Foles, who took over when Carson Wentz injured his right knee in mid-December, matched the five-time champion and three-time MVP big play for big play Sunday in leading the Eagles past the New England Patriots 41-33.
He threw the go-ahead touchdown to tight end Zach Ertz from 11 yards on third-and-7 with 2:21 remaining, capping a seven-minute, 14-play drive that covered 75 yards, kept Brady cooling his cleats on the sideline and allowed the Eagles’ exhausted defenders to catch their collective breath in a game that featured 1,151 total yards, the most in any NFL game in the Super Bowl era.
Brady threw for more yards — a playoff career-high 505 to Foles’ 373 — but Foles matched Brady’s three touchdown tosses and even caught another.
He hauled in tight end Trey Burton’s toss from the 1 that gave Philadelphia a 22-12 halftime edge and made him the first player in Super Bowl history to be on both ends of a touchdown pass in the same game.
Brady nearly beat him to it.
But the ambling Brady, although wide open, couldn’t quite haul in receiver Danny Amendola’s high pass for what would have been a nifty over-the-shoulder reception which might have gone all 35 yards for the score.
That brought to mind Gisele Bundchen’s famous dig after one of Brady’s two losses to Eli Manning and the Giants in the Super Bowl when his supermodel wife responded to hecklers by complaining about the Patriots’ many dropped passes that day.

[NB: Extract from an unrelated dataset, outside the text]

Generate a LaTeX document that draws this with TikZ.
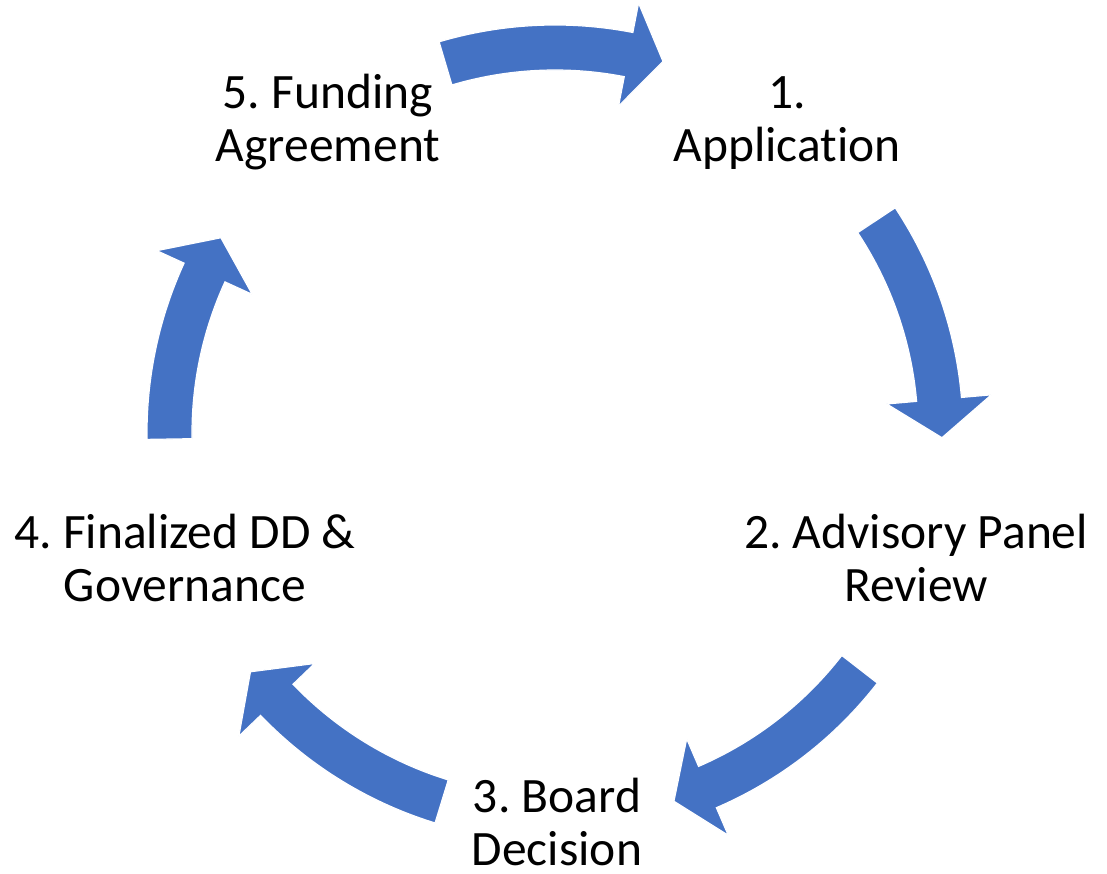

“You’ve to catch the ball when you’re supposed to catch the ball,” she fumed. “My husband cannot … throw the ball and catch the ball at the same time.”

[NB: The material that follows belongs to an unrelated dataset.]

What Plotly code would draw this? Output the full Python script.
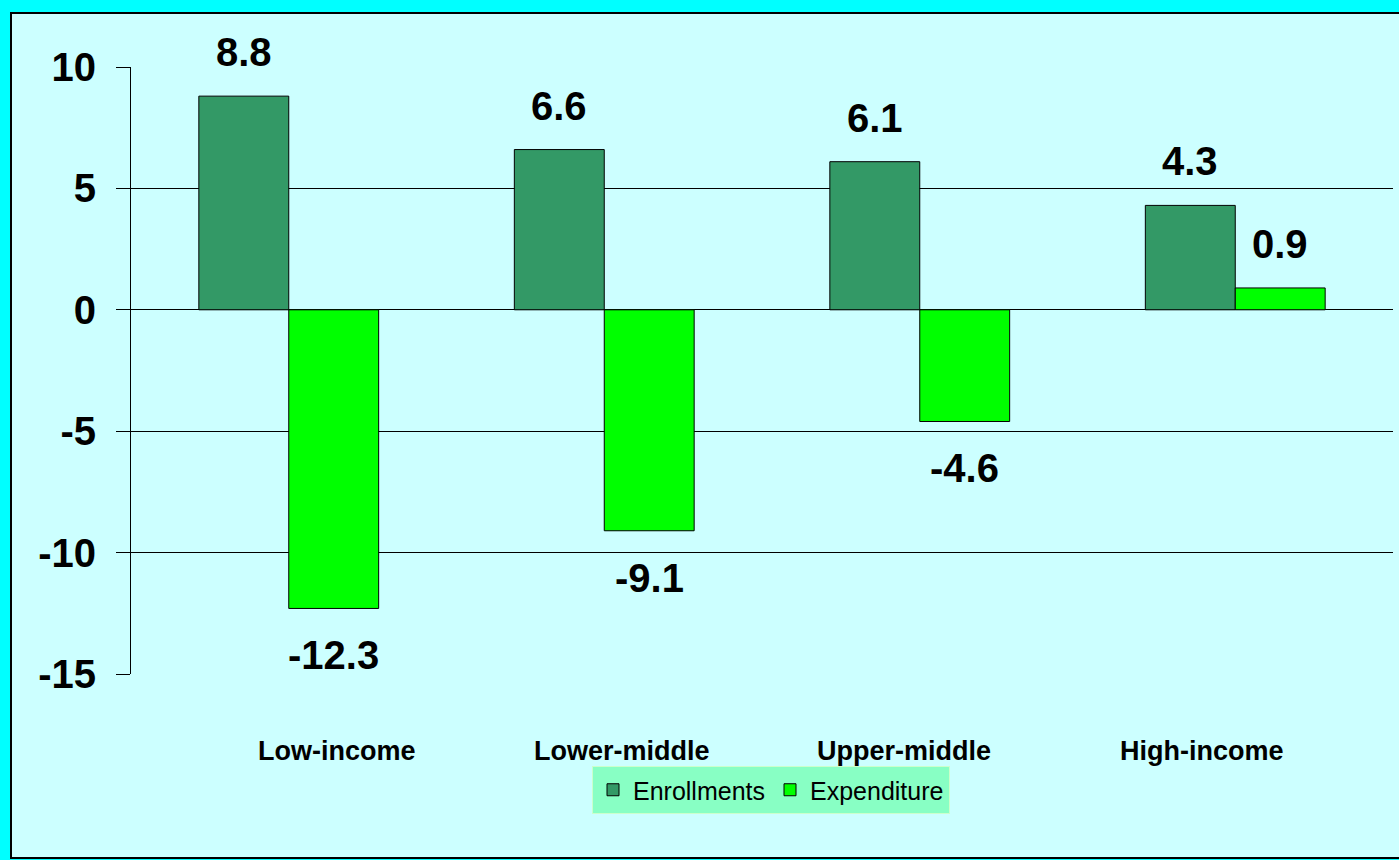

Nor could he haul in Amendola’s throw early in the second quarter with New England trailing 9-3.
Foles’ only interception was a fluke, but it did help Brady and the Patriots staunch an early stumble to stay in it until the very end when Brady’s desperation pass into the end zone on the final play failed to find its big target, Rob Gronkowski.
Foles was 28 of 43 and wasn’t sacked at all. Brady was 28 of 48, and while he didn’t throw any interceptions, his only sack was a doozy.

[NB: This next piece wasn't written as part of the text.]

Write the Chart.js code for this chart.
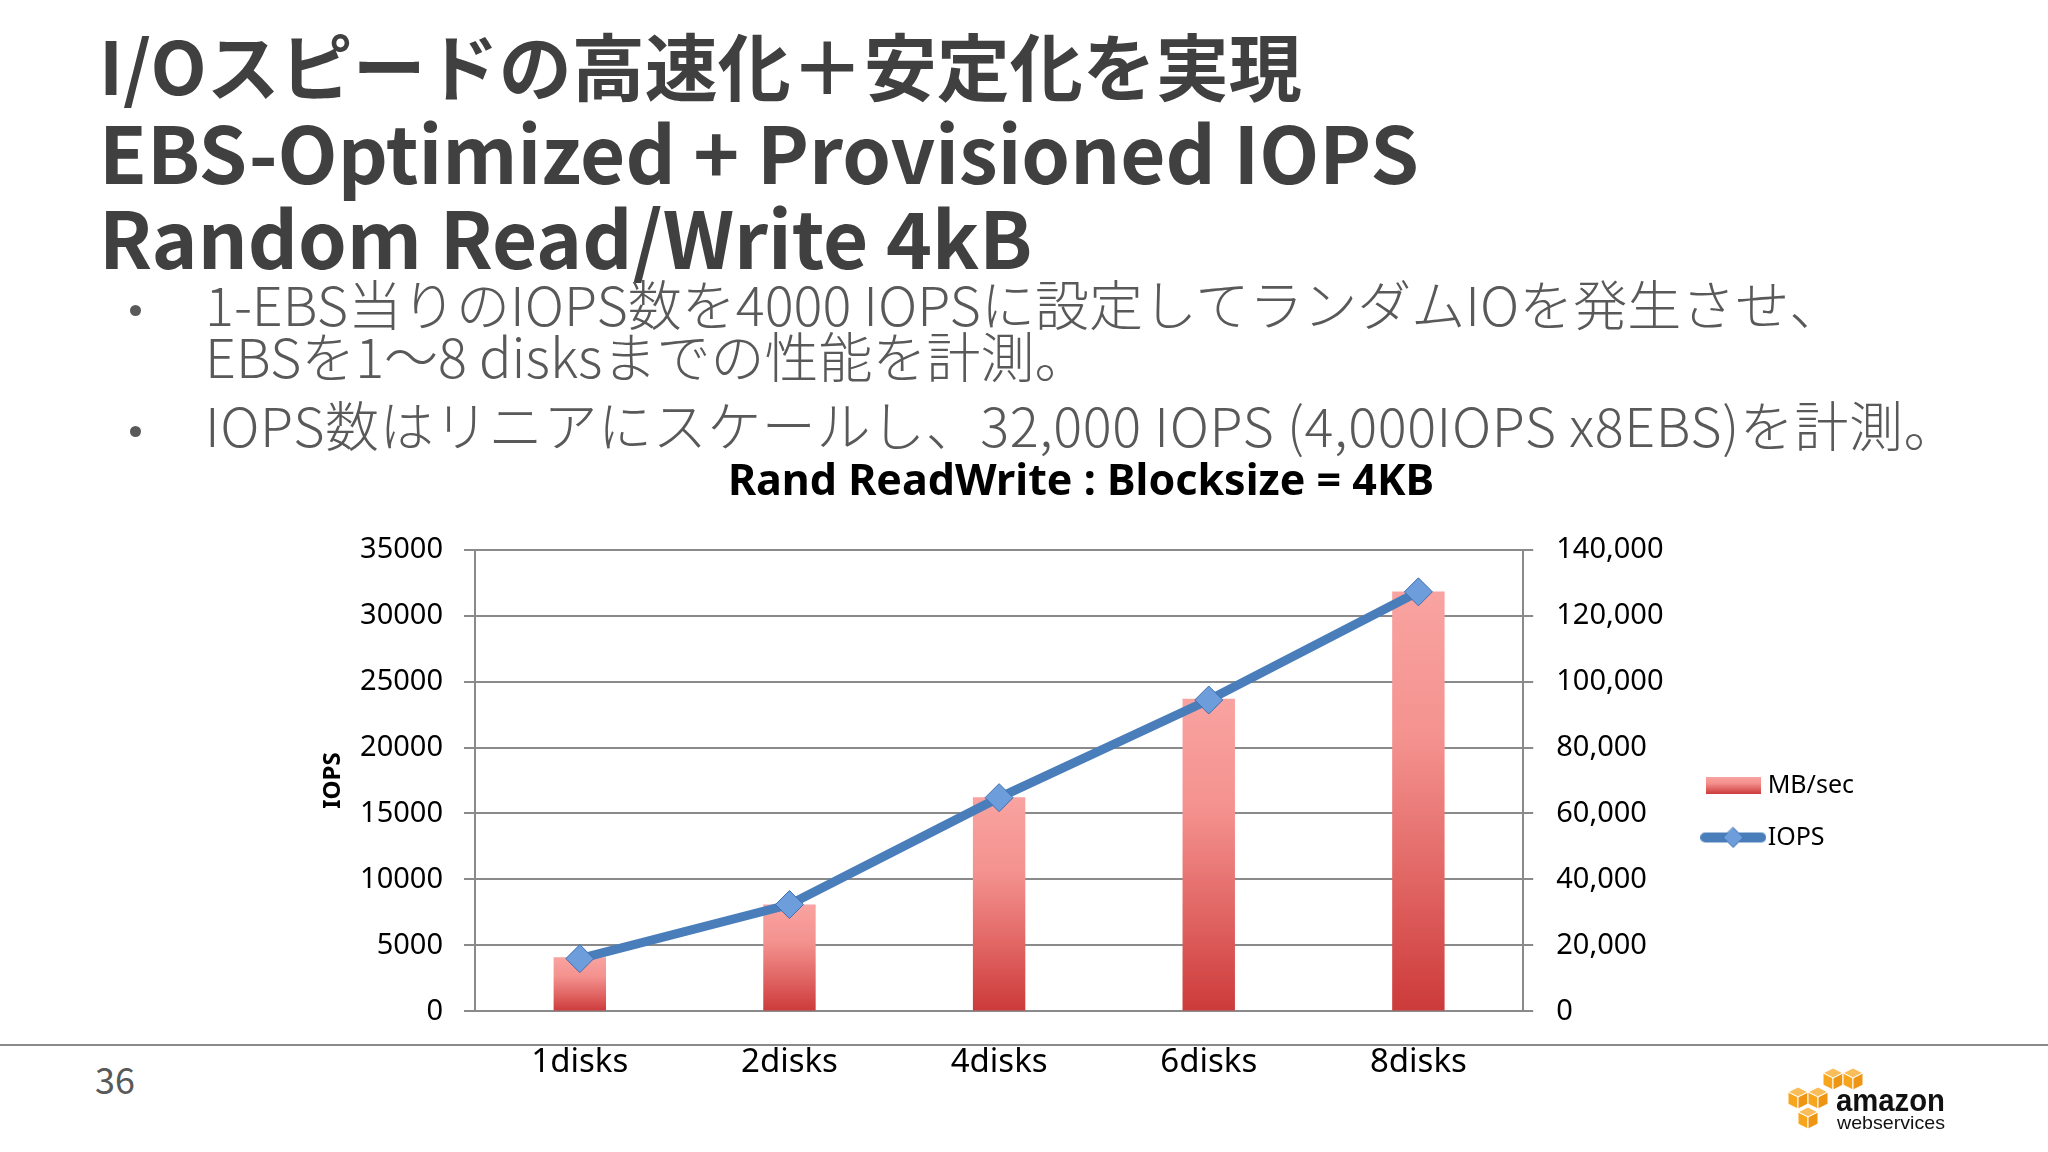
<!DOCTYPE html>
<html>
<head>
<meta charset="utf-8">
<script src="https://cdn.jsdelivr.net/npm/chart.js@4.4.0/dist/chart.umd.min.js"></script>
<style>
  html, body { margin: 0; padding: 0; background: #fff; }
  body { width: 2048px; height: 1152px; position: relative; overflow: hidden;
         font-family: "Noto Sans CJK JP", "Noto Sans", sans-serif; }
  .head { position: absolute; left: 99px; color: #404040; font-weight: 700; white-space: nowrap; }
  .bul { position: absolute; left: 205px; color: #595959; font-weight: 300; white-space: nowrap; font-size: 54px; line-height: 52px; }
  .dot { position: absolute; left: 130px; width: 11px; height: 11px; border-radius: 50%; background: #595959; }
  #rule { position: absolute; left: 0; top: 1044px; width: 2048px; height: 2px; background: #8a8a8a; }
  #page { position: absolute; left: 95px; top: 1060px; font-size: 36px; line-height: 36px; color: #595959; }
  #chart { position: absolute; left: 290px; top: 440px; }
  #logo { position: absolute; left: 1780px; top: 1060px; }
</style>
</head>
<body>
<div class="head" style="top:27px; font-size:73px; line-height:73px;">I/Oスピードの高速化＋安定化を実現</div>
<div class="head" style="top:111px; font-size:78px; line-height:78px;">EBS-Optimized + Provisioned IOPS</div>
<div class="head" style="top:196px; font-size:78px; line-height:78px;">Random Read/Write 4kB</div>

<div class="dot" style="top:305px;"></div>
<div class="bul" style="top:277px;">1-EBS当りのIOPS数を4000 IOPSに設定してランダムIOを発生させ、<br>EBSを1～8 disksまでの性能を計測。</div>
<div class="dot" style="top:426px;"></div>
<div class="bul" style="top:398px; letter-spacing:0.6px;">IOPS数はリニアにスケールし、32,000 IOPS (4,000IOPS x8EBS)を計測。</div>

<div id="rule"></div>
<div id="page">36</div>

<canvas id="chart" width="1582" height="673"></canvas>

<svg id="logo" width="180" height="80" viewBox="1780 1060 180 80">
  <defs>
    <g id="cube">
      <polygon points="0,5 10,0 20,5 10,10" fill="#f9bd5a" stroke="#fff" stroke-width="1"/>
      <polygon points="0,5 10,10 10,22 0,17" fill="#f7a51c" stroke="#fff" stroke-width="1"/>
      <polygon points="10,10 20,5 20,17 10,22" fill="#ee9514" stroke="#fff" stroke-width="1"/>
    </g>
  </defs>
  <use href="#cube" x="1823" y="1068"/>
  <use href="#cube" x="1843" y="1068"/>
  <use href="#cube" x="1788" y="1087"/>
  <use href="#cube" x="1808" y="1087"/>
  <use href="#cube" x="1798" y="1107"/>
  <text x="1836" y="1111" font-family="Liberation Sans" font-weight="700" font-size="31" textLength="109" lengthAdjust="spacingAndGlyphs" fill="#111">amazon</text>
  <text x="1837" y="1129" font-family="Liberation Sans" font-size="19" textLength="108" lengthAdjust="spacingAndGlyphs" fill="#111">webservices</text>
</svg>

<script>
var categories = ['1disks', '2disks', '4disks', '6disks', '8disks'];
var iopsValues = [4000, 8100, 16200, 23600, 31800];
var mbSecValues = [16400, 32400, 64900, 94800, 127300];
var iopsAxis = { min: 0, max: 35000, step: 5000 };
var mbSecAxis = { min: 0, max: 140000, step: 20000 };

var gridColor = '#8a8a8a';
var lineBlue = '#4a7ebb';

Chart.defaults.font.family = '"Noto Sans", sans-serif';
Chart.defaults.color = '#000';

function redStops(g) {
  g.addColorStop(0, '#f9a3a0');
  g.addColorStop(0.35, '#f4928f');
  g.addColorStop(0.7, '#e06462');
  g.addColorStop(1, '#cc3a3a');
  return g;
}

function barFill(c) {
  var chart = c.chart;
  if (!chart.chartArea || c.type !== 'data' || !c.parsed) return '#e06666';
  var s = chart.scales.y1;
  var top = s.getPixelForValue(c.parsed.y);
  var base = s.getPixelForValue(0);
  return redStops(chart.ctx.createLinearGradient(0, top, 0, base));
}

function barIcon() {
  var cv = document.createElement('canvas');
  cv.width = 55; cv.height = 17;
  var g = cv.getContext('2d');
  g.fillStyle = redStops(g.createLinearGradient(0, 0, 0, 17));
  g.fillRect(0, 0, 55, 17);
  return cv;
}

function lineIcon() {
  var cv = document.createElement('canvas');
  cv.width = 66; cv.height = 26;
  var g = cv.getContext('2d');
  g.strokeStyle = lineBlue;
  g.lineWidth = 10;
  g.lineCap = 'round';
  g.beginPath(); g.moveTo(5, 13); g.lineTo(61, 13); g.stroke();
  g.fillStyle = '#6d9ddb';
  g.strokeStyle = '#3f6fb0';
  g.lineWidth = 1;
  g.beginPath(); g.moveTo(33, 3); g.lineTo(43, 13); g.lineTo(33, 23); g.lineTo(23, 13); g.closePath();
  g.fill(); g.stroke();
  return cv;
}

var icons = { bar: barIcon(), line: lineIcon() };

// nudge the legend down next to the 60,000 tick like the original
var legendShift = {
  id: 'legendShift',
  afterLayout: function(chart) {
    chart.legend.top += 35;
    chart.legend.bottom += 35;
  }
};

new Chart(document.getElementById('chart'), {
  type: 'bar',
  data: {
    labels: categories,
    datasets: [{
      type: 'line',
      label: 'IOPS',
      data: iopsValues,
      yAxisID: 'y',
      order: 0,
      borderColor: lineBlue,
      borderWidth: 9,
      tension: 0,
      pointStyle: 'rectRot',
      pointRadius: 14,
      pointBackgroundColor: '#6d9ddb',
      pointBorderColor: '#3f6fb0',
      pointBorderWidth: 1
    }, {
      type: 'bar',
      label: 'MB/sec',
      data: mbSecValues,
      yAxisID: 'y1',
      order: 1,
      backgroundColor: barFill,
      barPercentage: 0.25,
      categoryPercentage: 1
    }]
  },
  options: {
    responsive: false,
    animation: false,
    layout: { padding: { left: 8, right: 8, top: 0, bottom: 0 } },
    plugins: {
      title: {
        display: true,
        text: 'Rand ReadWrite : Blocksize = 4KB',
        color: '#000',
        font: { size: 43, weight: 'bold' },
        padding: { top: 17, bottom: 41 }
      },
      legend: {
        position: 'right',
        labels: {
          usePointStyle: true,
          pointStyleWidth: 44,
          padding: 27,
          color: '#000',
          font: { size: 25 },
          generateLabels: function(chart) {
            return [
              { text: 'MB/sec', pointStyle: icons.bar, datasetIndex: 1, fillStyle: 'rgba(0,0,0,0)', strokeStyle: 'rgba(0,0,0,0)', lineWidth: 0, hidden: false },
              { text: 'IOPS', pointStyle: icons.line, datasetIndex: 0, fillStyle: 'rgba(0,0,0,0)', strokeStyle: 'rgba(0,0,0,0)', lineWidth: 0, hidden: false }
            ];
          }
        }
      },
      tooltip: { enabled: false }
    },
    scales: {
      x: {
        grid: { display: false, drawTicks: false },
        border: { display: false },
        ticks: { font: { size: 33 }, padding: 31 }
      },
      y: {
        position: 'left',
        min: iopsAxis.min,
        max: iopsAxis.max,
        ticks: { stepSize: iopsAxis.step, font: { size: 29 }, padding: 21,
                 callback: function(v) { return String(v); } },
        grid: { color: gridColor, lineWidth: 2, tickLength: 11 },
        border: { color: gridColor, width: 2 },
        title: { display: true, text: 'IOPS', font: { size: 24, weight: 'bold' }, padding: { top: 21, bottom: 0 } },
        afterFit: function(s) { s.width = 177; }
      },
      y1: {
        position: 'right',
        min: mbSecAxis.min,
        max: mbSecAxis.max,
        ticks: { stepSize: mbSecAxis.step, font: { size: 29 }, padding: 23,
                 callback: function(v) { return v.toLocaleString('en-US'); } },
        grid: { drawOnChartArea: false, color: gridColor, lineWidth: 2, tickLength: 10 },
        border: { color: gridColor, width: 2 },
        afterFit: function(s) { s.width = 161; }
      }
    }
  },
  plugins: [legendShift]
});
</script>
</body>
</html>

Brady, who threw TD passes on all three of New England’s second-half drives, dropped back on second-and-2 at his 33 when Brandon Graham swept in and jarred the ball loose. Derek Barnett smothered it at the 31 with just over two minutes remaining.
Jake Elliott’s 46-yard field goal, the longest in a Super Bowl by a rookie, made it an eight-point cushion and gave Brady just a minute to work his magic.
He started at his 9 with 58 seconds remaining and drove the Patriots to midfield before Foles and the Eagles could exhale.
A third-round pick by former Eagles coach Andy Reid in 2012, Foles had tremendous success as a starter under Chip Kelly his sophomore season. He threw 29 TDs and only two picks in 11 starts, including playoffs in 2013. Foles posted a passer rating of 119.2, third-highest in league history. He tied an NFL record with seven TD passes in a game at Oakland in November 2013 and won an offensive MVP award at a Pro Bowl.
But Foles was traded to St. Louis for Sam Bradford in March 2015. He lost his starting job to Case Keenum and asked for his release after Jared Goff was drafted No. 1 overall. Foles considered hanging up his cleats before Reid persuaded him to go to Kansas City to be Alex Smith’s backup.
After one season with the Chiefs, Foles returned to Philly for $12 million over two years to provide insurance behind Wentz.
Now he’s a folk hero for a franchise that had gone 0-for-2 in Super Bowls and for a legion of fans who were rooting for anybody other than Brady and the Patriots, who were seeking their third title in four years.